▸ **Task statement**:
Find each line with the word "matplotlib" and state how many there are, nothing more.

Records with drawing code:

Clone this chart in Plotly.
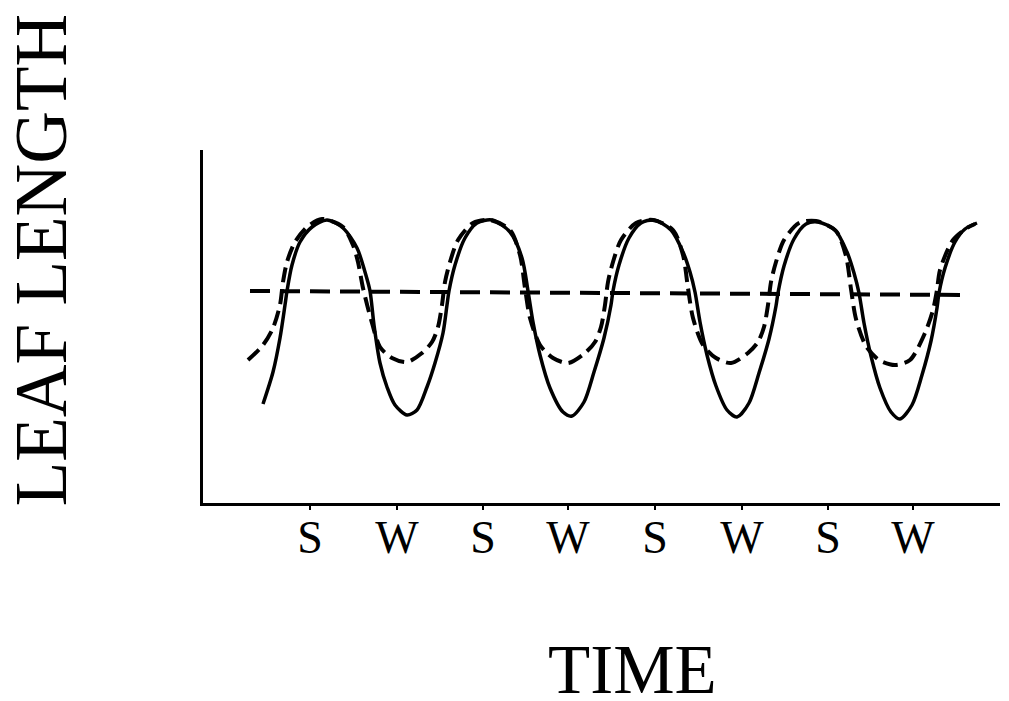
import plotly.graph_objects as go

# Time axis (arbitrary units) and tick labels (S = summer, W = winter)
tick_pos = [107, 194, 280, 365, 452, 539, 625, 710]
tick_labels = ["S", "W", "S", "W", "S", "W", "S", "W"]

# Solid curve: leaf length tracking seasons
solid_t = [60, 70, 77, 82, 84, 89, 97, 109, 124, 140, 154, 162, 167, 171, 177, 184, 192, 204,
           214, 224, 232, 240, 244, 246, 252, 262, 274, 289, 307, 319, 325, 330, 337, 347, 360, 369,
           381, 391, 401, 408, 410, 416, 426, 438, 451, 468, 480, 487, 492, 497, 504, 513, 524, 534,
           546, 556, 566, 573, 575, 581, 591, 603, 615, 632, 644, 651, 656, 661, 668, 677, 688, 697,
           709, 719, 728, 734, 736, 742, 752, 762, 774]
solid_len = [99, 131, 165, 198, 212, 238, 261, 276, 283, 275, 255, 231, 212, 178, 140, 116, 98, 88,
             93, 116, 140, 170, 198, 212, 238, 265, 280, 283, 271, 245, 212, 181, 148, 115, 91, 87,
             101, 131, 165, 198, 212, 238, 265, 280, 283, 273, 251, 231, 211, 181, 148, 117, 93, 86,
             100, 130, 164, 197, 210, 237, 264, 279, 281, 273, 251, 230, 210, 180, 147, 115, 91, 84,
             98, 128, 162, 195, 210, 235, 261, 274, 280]

# Dashed curve: damped winter decline
dashed_t = [45, 60, 70, 77, 80, 84, 92, 104, 119, 140, 150, 155, 160, 169, 177, 189, 204,
            219, 229, 235, 239, 242, 247, 255, 270, 287, 307, 317, 322, 327, 337, 350, 365,
            382, 392, 398, 402, 405, 410, 418, 433, 450, 470, 480, 485, 490, 500, 513, 528,
            545, 555, 561, 565, 568, 573, 581, 596, 613, 633, 643, 648, 653, 663, 676, 692,
            707, 722, 730, 734, 737, 750, 764, 772]
dashed_len = [143, 158, 175, 198, 221, 241, 261, 276, 284, 276, 258, 241, 215, 180, 156, 145, 141,
              150, 161, 176, 198, 221, 241, 263, 280, 283, 273, 248, 215, 185, 158, 145, 140,
              150, 161, 176, 198, 221, 241, 263, 280, 283, 273, 248, 215, 185, 158, 145, 140,
              150, 161, 176, 198, 221, 241, 263, 280, 282, 272, 247, 214, 184, 157, 143, 138,
              143, 170, 193, 213, 233, 263, 275, 279]

# Horizontal dashed reference (constant leaf length)
flat_t = [47, 767]
flat_len = [212, 208]

fig = go.Figure()
fig.add_trace(go.Scatter(x=flat_t, y=flat_len, mode="lines",
                         line=dict(color="black", width=4, dash="20px,10px")))
fig.add_trace(go.Scatter(x=dashed_t, y=dashed_len, mode="lines", line_shape="spline",
                         line=dict(color="black", width=4, dash="15px,7px", smoothing=0.8)))
fig.add_trace(go.Scatter(x=solid_t, y=solid_len, mode="lines", line_shape="spline",
                         line=dict(color="black", width=3.5, smoothing=0.8)))

serif = "Liberation Serif"

fig.update_layout(
    width=1009, height=701,
    margin=dict(l=203, r=9, t=150, b=198),
    paper_bgcolor="white", plot_bgcolor="white",
    showlegend=False,
    xaxis=dict(range=[0, 797], showgrid=False, zeroline=False,
               showline=True, linecolor="black", linewidth=3,
               ticks="outside", ticklen=4, tickwidth=2, tickcolor="black",
               tickvals=tick_pos, ticktext=tick_labels, ticklabelstandoff=-12,
               tickfont=dict(family=serif, size=46, color="black")),
    yaxis=dict(range=[0, 353], showgrid=False, zeroline=False,
               showline=True, linecolor="black", linewidth=3,
               showticklabels=False, ticks=""),
    annotations=[
        dict(text="LEAF LENGTH", xref="paper", yref="paper", x=-0.203, y=0.688,
             textangle=-90, showarrow=False, xanchor="center", yanchor="middle",
             font=dict(family=serif, size=73, color="black")),
        dict(text="TIME", xref="paper", yref="paper", x=0.5395, y=-0.474,
             showarrow=False, xanchor="center", yanchor="middle",
             font=dict(family=serif, size=69, color="black")),
    ],
)

fig.write_html("out.html", config={"displayModeBar": False},
               post_script="document.body.style.margin='0';document.body.style.overflow='hidden';")
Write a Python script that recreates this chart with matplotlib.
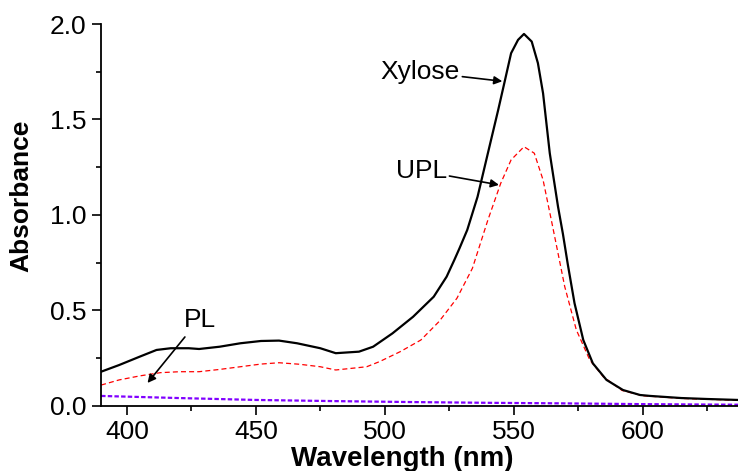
import matplotlib
matplotlib.use("Agg")
import matplotlib.pyplot as plt
from matplotlib.ticker import MultipleLocator

plt.rcParams['font.family'] = ['Liberation Sans', 'DejaVu Sans']

# Xylose spectrum (solid black)
wl_xyl = [390, 397, 405, 411.5, 417, 424, 428, 436, 444, 452, 459, 466, 475,
          481, 490, 495.5, 503, 511, 519, 524, 527, 529, 532, 536, 540, 544,
          546.5, 549, 551.7, 554, 557, 559.4, 561.4, 564, 567.2, 569.1, 571,
          573.6, 577, 580.7, 586, 592.4, 599, 603, 615, 625, 637]
xylose = [0.178, 0.213, 0.257, 0.292, 0.301, 0.301, 0.297, 0.309, 0.327, 0.339,
          0.341, 0.327, 0.301, 0.275, 0.283, 0.309, 0.379, 0.466, 0.571, 0.676,
          0.764, 0.825, 0.921, 1.095, 1.323, 1.55, 1.698, 1.847, 1.917, 1.948,
          1.908, 1.795, 1.637, 1.323, 1.043, 0.90, 0.74, 0.537, 0.344, 0.222,
          0.135, 0.082, 0.056, 0.051, 0.04, 0.035, 0.03]

# UPL spectrum (red dashed)
wl_upl = [390, 397, 405, 413, 420.5, 428, 436, 444, 452, 459, 467, 475, 481,
          493, 498, 506, 514, 521, 528, 534, 540, 545, 549, 554, 558, 561.4,
          564.6, 567.2, 569.8, 574.3, 579.5, 584.7, 592, 600, 615, 637]
upl = [0.108, 0.135, 0.156, 0.173, 0.178, 0.178, 0.19, 0.204, 0.218, 0.225,
       0.217, 0.204, 0.187, 0.204, 0.231, 0.283, 0.344, 0.44, 0.563, 0.72,
       0.973, 1.166, 1.288, 1.357, 1.323, 1.183, 0.973, 0.799, 0.624, 0.397,
       0.24, 0.152, 0.08, 0.052, 0.038, 0.028]

# PL spectrum (purple dashed)
wl_pl = [390, 420, 450, 480, 510, 540, 570, 600, 637]
pl = [0.051, 0.04, 0.03, 0.024, 0.019, 0.015, 0.012, 0.008, 0.005]

fig = plt.figure(figsize=(7.38, 4.71), dpi=100)
ax = fig.add_axes([0.137, 0.1387, 0.863, 0.8103])

ax.plot(wl_pl, pl, color='#8000ff', lw=1.6, dashes=(2, 1))
ax.plot(wl_upl, upl, color='red', lw=0.9, dashes=(4, 2.5))
ax.plot(wl_xyl, xylose, color='black', lw=1.6)

ax.set_xlim(390, 637)
ax.set_ylim(0, 2.0)
ax.xaxis.set_major_locator(MultipleLocator(50))
ax.xaxis.set_minor_locator(MultipleLocator(25))
ax.yaxis.set_major_locator(MultipleLocator(0.5))
ax.yaxis.set_minor_locator(MultipleLocator(0.25))
ax.yaxis.set_major_formatter(plt.FormatStrFormatter('%.1f'))

for s in ['top', 'right']:
    ax.spines[s].set_visible(False)
for s in ['left', 'bottom']:
    ax.spines[s].set_linewidth(1.3)

ax.tick_params(which='major', direction='out', length=6.5, width=1.2,
               labelsize=19, pad=4)
ax.tick_params(which='minor', direction='out', length=3.5, width=1.2)

ax.set_xlabel('Wavelength (nm)', fontsize=20, fontweight='bold')
ax.set_ylabel('Absorbance', fontsize=19, fontweight='bold')
ax.xaxis.set_label_coords(0.4725, -0.105)
ax.yaxis.set_label_coords(-0.107, 0.549)

# annotations
arrow = dict(arrowstyle='-|>', color='black', lw=1.2, mutation_scale=12,
             shrinkA=0, shrinkB=0)
ax.annotate('Xylose', xy=(545.6, 1.70), xytext=(529, 1.75), fontsize=19,
            ha='right', va='center', arrowprops=arrow)
ax.annotate('UPL', xy=(544.3, 1.157), xytext=(524, 1.23), fontsize=19,
            ha='right', va='center', arrowprops=arrow)
ax.annotate('', xy=(408, 0.119), xytext=(422.5, 0.36), arrowprops=arrow)
ax.text(428.5, 0.45, 'PL', fontsize=19, ha='center', va='center')

plt.savefig('out.png', dpi=100)
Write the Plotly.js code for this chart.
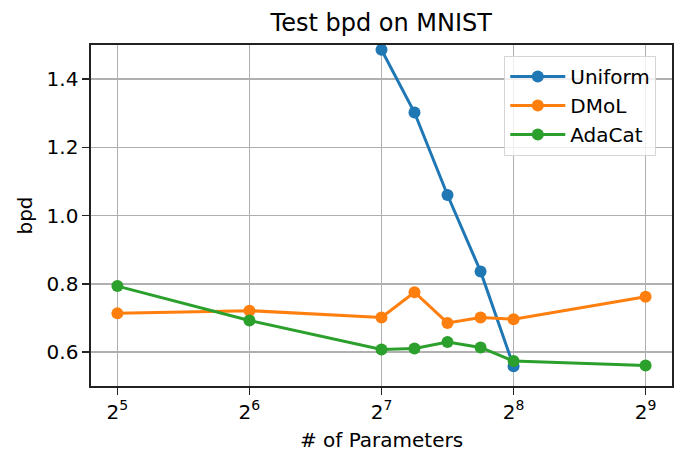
<!DOCTYPE html>
<html>
<head>
<meta charset="utf-8">
<script src="https://cdn.plot.ly/plotly-3.0.1.min.js"></script>
<style>html,body{margin:0;padding:0;background:#fff;}#chart{width:687px;height:469px;}</style>
</head>
<body>
<div id="chart"></div>
<script>
const uniformX = [128, 152.2, 181.0, 215.3, 256];
const uniformY = [1.486, 1.302, 1.060, 0.836, 0.558];
const dmolX = [32, 64, 128, 152.2, 181.0, 215.3, 256, 512];
const dmolY = [0.713, 0.721, 0.701, 0.775, 0.685, 0.701, 0.696, 0.762];
const adacatX = [32, 64, 128, 152.2, 181.0, 215.3, 256, 512];
const adacatY = [0.793, 0.692, 0.607, 0.610, 0.629, 0.613, 0.573, 0.560];
const tickVals = [32, 64, 128, 256, 512];
const tickText = ['2<sup>5</sup>', '2<sup>6</sup>', '2<sup>7</sup>', '2<sup>8</sup>', '2<sup>9</sup>'];
const yTicks = [0.6, 0.8, 1.0, 1.2, 1.4];

const font = 'DejaVu Sans, sans-serif';
function tr(name, x, y, color) {
  return {type: 'scatter', mode: 'lines+markers', name: name, x: x, y: y,
    line: {color: color, width: 3}, marker: {color: color, size: 12}};
}
const data = [
  tr('Uniform', uniformX, uniformY, '#1f77b4'),
  tr('DMoL', dmolX, dmolY, '#ff7f0e'),
  tr('AdaCat', adacatX, adacatY, '#2ca02c')
];
const axisCommon = {
  showline: true, linecolor: '#222', linewidth: 1.6, mirror: true,
  ticks: 'outside', ticklen: 7, tickwidth: 1.6, tickcolor: '#222',
  showgrid: true, gridcolor: '#b0b0b0', gridwidth: 1.6, zeroline: false,
  tickfont: {family: font, size: 20, color: '#000'}
};
const layout = {
  width: 687, height: 469,
  margin: {l: 91, r: 15, t: 45, b: 83},
  paper_bgcolor: '#fff', plot_bgcolor: '#fff',
  font: {family: font, color: '#000'},
  title: {text: 'Test bpd on MNIST', font: {family: font, size: 24, color: '#000'}, x: 0.555, xanchor: 'center', y: 0.951, yanchor: 'middle'},
  xaxis: Object.assign({}, axisCommon, {
    type: 'log', range: [4.8 * Math.LOG10E * Math.LN2, 9.2 * Math.LOG10E * Math.LN2],
    tickvals: tickVals, ticktext: tickText,
    title: {text: '# of Parameters', font: {family: font, size: 20, color: '#000'}, standoff: 10}
  }),
  yaxis: Object.assign({}, axisCommon, {
    range: [0.5, 1.5], tickvals: yTicks, ticktext: yTicks.map(v => v.toFixed(1)),
    title: {text: 'bpd', font: {family: font, size: 20, color: '#000'}, standoff: 8}
  }),
  legend: {x: 0.711, y: 0.968, xanchor: 'left', yanchor: 'top',
    bgcolor: 'rgba(255,255,255,0.8)', bordercolor: '#d5d5d5', borderwidth: 1.2,
    font: {family: font, size: 20, color: '#000'}, tracegroupgap: 0, itemwidth: 55},
  showlegend: true
};
Plotly.newPlot('chart', data, layout, {displayModeBar: false, staticPlot: true});
</script>
</body>
</html>
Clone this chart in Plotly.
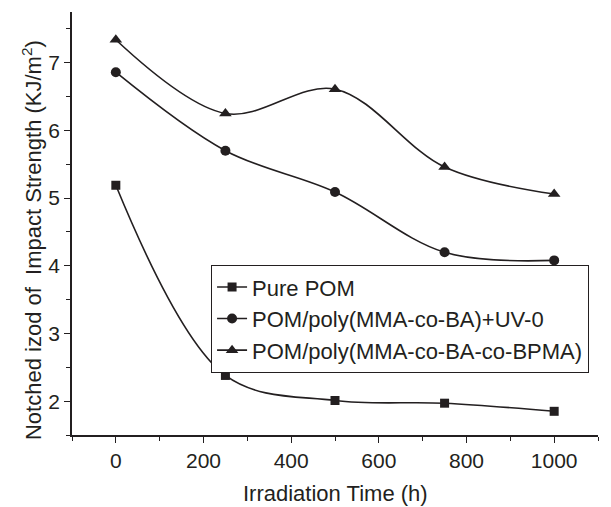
import plotly.graph_objects as go

time_h = [0, 250, 500, 750, 1000]
pure_pom = [5.19, 2.38, 2.01, 1.97, 1.85]
pom_uv0 = [6.86, 5.70, 5.09, 4.20, 4.08]
pom_bpma = [7.34, 6.25, 6.61, 5.46, 5.06]
names = ["Pure POM", "POM/poly(MMA-co-BA)+UV-0", "POM/poly(MMA-co-BA-co-BPMA)"]
symbols = ["square", "circle", "triangle-up"]
y_title = "Notched izod of  Impact Strength (KJ/m<sup>2</sup>)"
x_title = "Irradiation Time (h)"

ink = "#231f20"
font_fam = "Liberation Sans, Arial"
fig = go.Figure()
for vals, nm, sym, sz in zip([pure_pom, pom_uv0, pom_bpma], names, symbols, [9, 10, 11]):
    fig.add_trace(go.Scatter(
        x=time_h, y=vals, name=nm, mode="lines+markers",
        line=dict(color=ink, width=1.6, shape="spline", smoothing=1.0),
        marker=dict(symbol=sym, size=sz, color=ink),
    ))

axis_common = dict(
    showline=True, linecolor=ink, linewidth=1.5, ticks="outside", ticklen=6,
    tickwidth=1.3, tickcolor=ink, showgrid=False, zeroline=False, mirror=False,
    automargin=False,
    tickfont=dict(family=font_fam, size=21, color=ink),
)
fig.update_xaxes(range=[-100, 1100], dtick=200, tick0=0,
                 minor=dict(ticks="outside", ticklen=4, dtick=100, tickcolor=ink, tickwidth=1.2),
                 **axis_common)
fig.update_yaxes(range=[1.5, 7.75], dtick=1, tick0=0,
                 minor=dict(ticks="outside", ticklen=4, dtick=0.5, tickcolor=ink, tickwidth=1.2),
                 **axis_common)
fig.add_annotation(text=y_title, textangle=-90, xref="paper", yref="paper",
                   x=-0.076, y=0.461, xanchor="center", yanchor="middle", showarrow=False,
                   font=dict(family=font_fam, size=22, color=ink))
fig.add_annotation(text=x_title, xref="paper", yref="paper",
                   x=0.5, y=-0.1702, xanchor="center", yanchor="bottom", showarrow=False,
                   borderpad=0, font=dict(family=font_fam, size=22, color=ink))
fig.update_layout(
    width=611, height=507,
    margin=dict(l=72, r=13, t=12, b=72),
    plot_bgcolor="white", paper_bgcolor="white",
    legend=dict(x=0.264, y=0.402, xanchor="left", yanchor="top",
                bordercolor=ink, borderwidth=1.2, bgcolor="white",
                font=dict(family=font_fam, size=22, color=ink),
                tracegroupgap=0, itemsizing="trace"),
)
fig.write_html("out.html")
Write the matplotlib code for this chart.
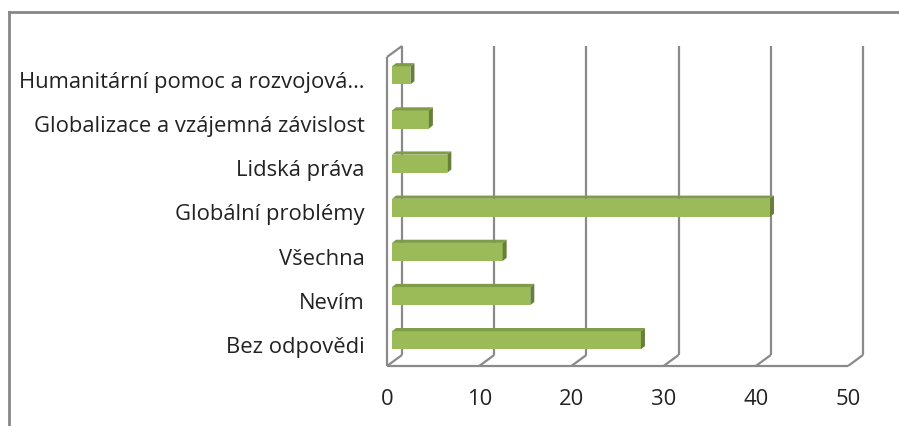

▸ **Solved exercise**:
6